While it's certainly a lite version, Journey has platforming, puzzle solving, item collection, and enemy avoidance.. basically everything a Mario game does. Except it's got a style/spirit/flare that no other game of the Mario genre has. Not to mention the insanely unique co-op. Though I'd probably put Rayman Origins above Mario or Journey when it comes to pure platforming in recent years.
If platforming, puzzle solving, item collection and enemy avoidance are the makings of a Mario game then I guess the Uncharted series has been doing a surprisingly stellar job of being Mario games as well. There's some odd angles coming into play here, a few elements seen in platformers being in Journey = A Mario game? that's almost like saying Banjo Tooie has the makings of a great Call of Duty game because there's an FPS multiplayer mode in there, the same game spends most of the time jumping around a 3D environment collecting items, maybe Journey is a Banjo game as well.
Platformers aren't just defined by how Mario does it and how Mario does its platforming is still vastly different to Journey which should come across as pretty obvious i'd think.
Rayman is closer to the Mario style, even then you know i'd call it a Rayman game and not a Mario game, there's a platformer sub genre they both occupy at least, I don't think Journey shares in it, it's very much its own beast entirely.
If Journey is a "Mario game" then well, it's pretty damn awful at it, likewise NSMBU makes for a pretty poor Journey.
Mario has always been one of the perfect sandboxes for play. Nintendo has increasingly confusticated the series' ludic principles, adding task-oriented complexity instead of allowing for the game's skill-ceiling to organically cater to the most creative and talented players. It'd be like football consisting of nothing but juggling exercises and passing drills. It's a linear (and I find tedious) diversion from a pure, joyful game. I've noticed the NSMB2 DLC is particularly guilty of this. While not facilitating that high-level play, Journey similarly encapsulates the joy of jumping and flying, of movement, that I haven't experienced in a Mario game since SMG2.
Well this shows if anything that we play those games for different reasons, Mario to me encapsulates the idea of being presented with a series of levels to overcome, filled with enemy and environmental hostility and layouts that push the players use of core platforming mechanics in various ways, throw in power ups and other variables to change the way you can tackle a stage entirely and a replay can come out completely differently.
I could draw a few similarities to Journey here beyond the whole "run and jump" aspect but in the end I really don't feel that the two play much alike at all making comparisons completely wishy washy, almost like it's boiling down to some way of delivering a "take that" to people who would call Journey a non game by drawing up similarities to a series renowned mostly for its pure gameplay approach.

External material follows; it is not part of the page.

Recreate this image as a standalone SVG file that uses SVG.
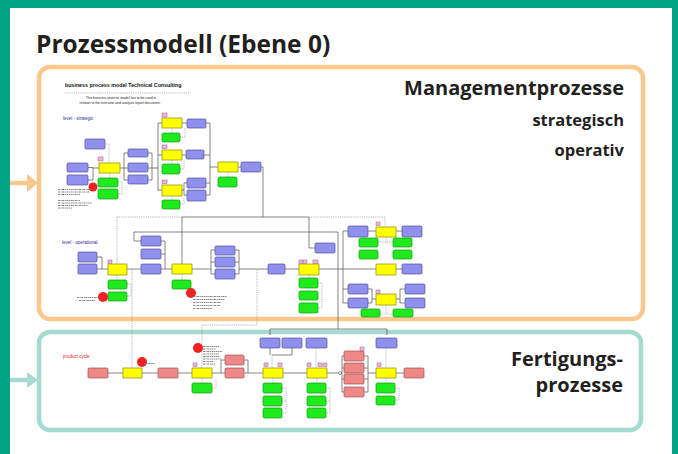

Journey does capture the joy of simple movement in a 3D space i'll agree on that much, i'm sure that's also one of the main plus points people like to give SM64 but that's not what i'd define an entire series by, especially one that's spent far more entries as both linear and being in 2D, wouldn't it make more sense to say it's the best 3D platformer you've played in years?
Alternatively you completely lost me with whatever you're saying up there.